# Exercise objective:
Retype each line of the material exactly, please, skipping any picture in it.
::: Information supplied
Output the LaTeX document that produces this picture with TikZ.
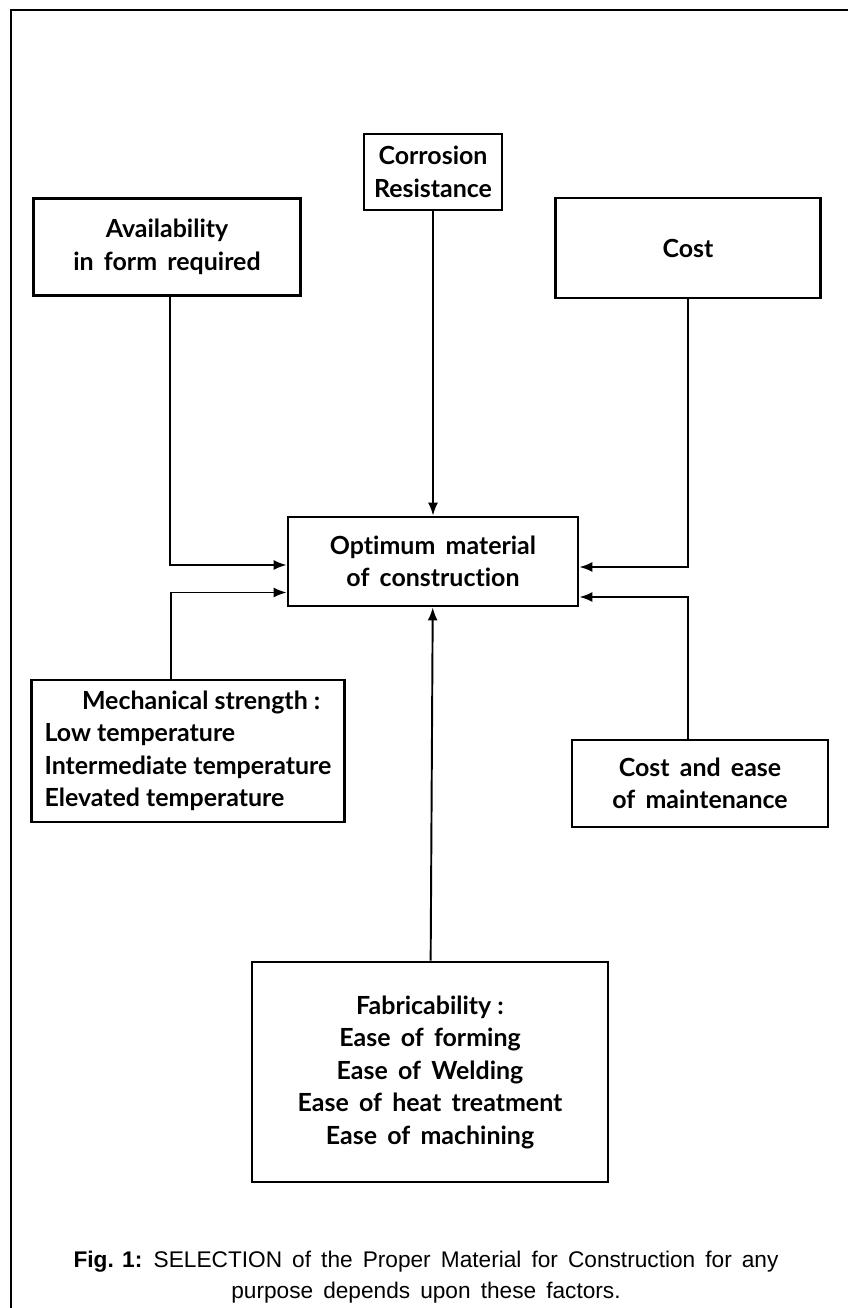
\documentclass[tikz,border=0pt]{standalone}
\usepackage{fontspec}
\usetikzlibrary{arrows.meta}
\newfontfamily\boxfont{Lato}[Ligatures={NoCommon}]
\newfontfamily\capfont{Liberation Sans}

\begin{document}
\begin{tikzpicture}[x=0.02cm,y=-0.02cm,
        box/.style={draw, line width=1.6pt, inner sep=0pt, align=center,
          font=\boxfont\bfseries\fontsize{14.2}{18.5}\selectfont},
        arr/.style={line width=1.1pt, -{Latex[length=0.26cm,width=0.2cm]}}]
        \useasboundingbox (0,0) rectangle (848,1308);
        % frame
        \draw [line width=1.5pt] (11,1308) -- (11,10) -- (848,10);
        % factors
        \node [box, minimum width=2.76cm, minimum height=1.52cm] (cor) at (433,172) {Corrosion\\Resistance};
        \node [box, minimum width=5.34cm, minimum height=1.94cm] (avail) at (167,247) {Availability\\in\, form\, required};
        \node [box, minimum width=5.3cm, minimum height=2cm] (cost) at (688,248) {Cost};
        \node [box, minimum width=5.8cm, minimum height=1.78cm] (opt) at (433,561.5) {Optimum\, material\\of\, construction};
        \node [box, minimum width=6.26cm, minimum height=2.84cm, align=left] (mech) at (188,751)
          {\hspace*{1.5em}Mechanical strength :\\Low temperature\\Intermediate temperature\\Elevated temperature};
        \node [box, minimum width=5.12cm, minimum height=1.74cm] (ease) at (700,783.5) {Cost\, and\, ease\\of\, maintenance};
        \node [box, minimum width=7.12cm, minimum height=4.4cm] (fab) at (430,1072)
          {Fabricability :\\Ease\, of\, forming\\Ease\, of\, Welding\\Ease\, of\, heat\, treatment\\Ease\, of\, machining};
        % connectors
        \draw [arr] (cor) -- (opt);
        \draw [arr] (fab) -- (opt);
        \draw [arr] ([xshift=0.06cm]avail.south) |- ([yshift=-0.07cm]opt.west);
        \draw [arr] ([xshift=-0.34cm]mech.north) |- ([yshift=-0.62cm]opt.west);
        \draw [arr] (cost.south) |- ([yshift=-0.11cm]opt.east);
        \draw [arr] ([xshift=-0.24cm]ease.north) |- ([yshift=-0.71cm]opt.east);
        % caption
        \node [font=\capfont\fontsize{12.9}{15}\selectfont, align=center] (cap) at (426,1277)
          {{\bfseries Fig. 1:}\enspace SELECTION\, of\, the\, Proper\, Material\, for\, Construction\, for\, any\\[3pt]
           purpose\, depends\, upon\, these\, factors.};
\end{tikzpicture}
\end{document}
::::::
# Reply to the task:
Output the LaTeX document that produces this picture with TikZ.
\documentclass[tikz,border=0pt]{standalone}
\usepackage{fontspec}
\usetikzlibrary{arrows.meta}
\newfontfamily\boxfont{Lato}[Ligatures={NoCommon}]
\newfontfamily\capfont{Liberation Sans}

\begin{document}
\begin{tikzpicture}[x=0.02cm,y=-0.02cm,
        box/.style={draw, line width=1.6pt, inner sep=0pt, align=center,
          font=\boxfont\bfseries\fontsize{14.2}{18.5}\selectfont},
        arr/.style={line width=1.1pt, -{Latex[length=0.26cm,width=0.2cm]}}]
        \useasboundingbox (0,0) rectangle (848,1308);
        % frame
        \draw [line width=1.5pt] (11,1308) -- (11,10) -- (848,10);
        % factors
        \node [box, minimum width=2.76cm, minimum height=1.52cm] (cor) at (433,172) {Corrosion\\Resistance};
        \node [box, minimum width=5.34cm, minimum height=1.94cm] (avail) at (167,247) {Availability\\in\, form\, required};
        \node [box, minimum width=5.3cm, minimum height=2cm] (cost) at (688,248) {Cost};
        \node [box, minimum width=5.8cm, minimum height=1.78cm] (opt) at (433,561.5) {Optimum\, material\\of\, construction};
        \node [box, minimum width=6.26cm, minimum height=2.84cm, align=left] (mech) at (188,751)
          {\hspace*{1.5em}Mechanical strength :\\Low temperature\\Intermediate temperature\\Elevated temperature};
        \node [box, minimum width=5.12cm, minimum height=1.74cm] (ease) at (700,783.5) {Cost\, and\, ease\\of\, maintenance};
        \node [box, minimum width=7.12cm, minimum height=4.4cm] (fab) at (430,1072)
          {Fabricability :\\Ease\, of\, forming\\Ease\, of\, Welding\\Ease\, of\, heat\, treatment\\Ease\, of\, machining};
        % connectors
        \draw [arr] (cor) -- (opt);
        \draw [arr] (fab) -- (opt);
        \draw [arr] ([xshift=0.06cm]avail.south) |- ([yshift=-0.07cm]opt.west);
        \draw [arr] ([xshift=-0.34cm]mech.north) |- ([yshift=-0.62cm]opt.west);
        \draw [arr] (cost.south) |- ([yshift=-0.11cm]opt.east);
        \draw [arr] ([xshift=-0.24cm]ease.north) |- ([yshift=-0.71cm]opt.east);
        % caption
        \node [font=\capfont\fontsize{12.9}{15}\selectfont, align=center] (cap) at (426,1277)
          {{\bfseries Fig. 1:}\enspace SELECTION\, of\, the\, Proper\, Material\, for\, Construction\, for\, any\\[3pt]
           purpose\, depends\, upon\, these\, factors.};
\end{tikzpicture}
\end{document}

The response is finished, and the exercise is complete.